My Ex complained to Child Protection services and convinced them that the children were in danger because I was suffering from Postpartum Depression. I wasn't but I had to spend the next six months persuading the social workers that I was a very capable mother and that the children were not in any danger.
I succeeded, and largely as a result of having a great lawyer I found second time around, I was able to secure custody and permanent residency for the children as well as child support. Once I was financially secure I left the matrimonial home and moved to a new neighborhood.
My ex continued to be abusive after the Final Family Court Order in every possible way he could. He dragged me to court alleging contempt no less then seven times in two years. We had a trial. Not only did I win but my ex had a huge cost order awarded against him (which helped pay some of my legal fees). He was also prohibited from ever bringng forward any further motions without prior leave from the court.

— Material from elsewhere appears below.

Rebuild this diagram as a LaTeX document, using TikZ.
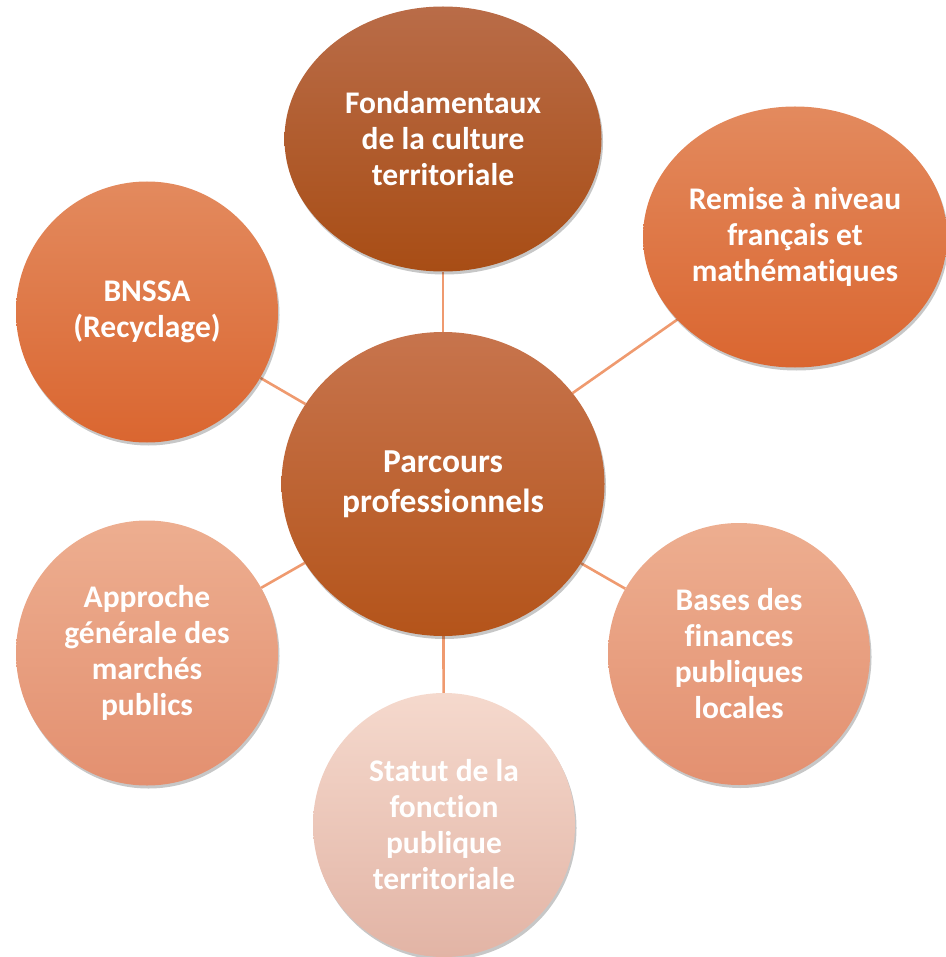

The abuse also continued with the involvement of police. Police officers were at my door step almost a weekly basis. Some of the neighbors stopped talking to me. Other times, he would call the police after I had already dropped off the kids because I was a few minutes late. The exchanges themselves became ugly as he used the opportunity to berate and yell at me in front of the children. He stopped the yelling after he realized I was recording everything.
In January of this year, I self-represented myself and won a legal motion to remove the police enforcement clause from our family court order because it was being abused so flagarantly by my ex. My Ex was so mad. I had single handedly removed one of the weapons he had been using to continue the abuse.
In the summer I self-represented myself again, and this time managed to get my ex to pay his share towards our daughters schooling expenses. She has special needs and was enroled in a private school. Again, he was bitter and angry and made sure I knew about it.
Because we have children together, I still have to communicate with my ex. Most of the abuse is via email and phone calls. I changed my cell number and most phone calls at home get screened before I answer them. The children routinely get informed "mommy is a liar" or that all this is "mommy's fault." But I have done everything I can to encourage their relationship with him. I know I've done my best because they always seem happy and excited when I drop them off at his place.
It has been four and half years since the separation and although it has been difficult, I have never regretted leaving him for one minute. The children are growing up fast, and are now aged four and a half and seven years old. People who meet them often comment upon how happy they appear. I think they are going to be ok.
For all of you who are in the midst of separation and divorce, it may seem that this nightmare might never end. But let me assure you that it will.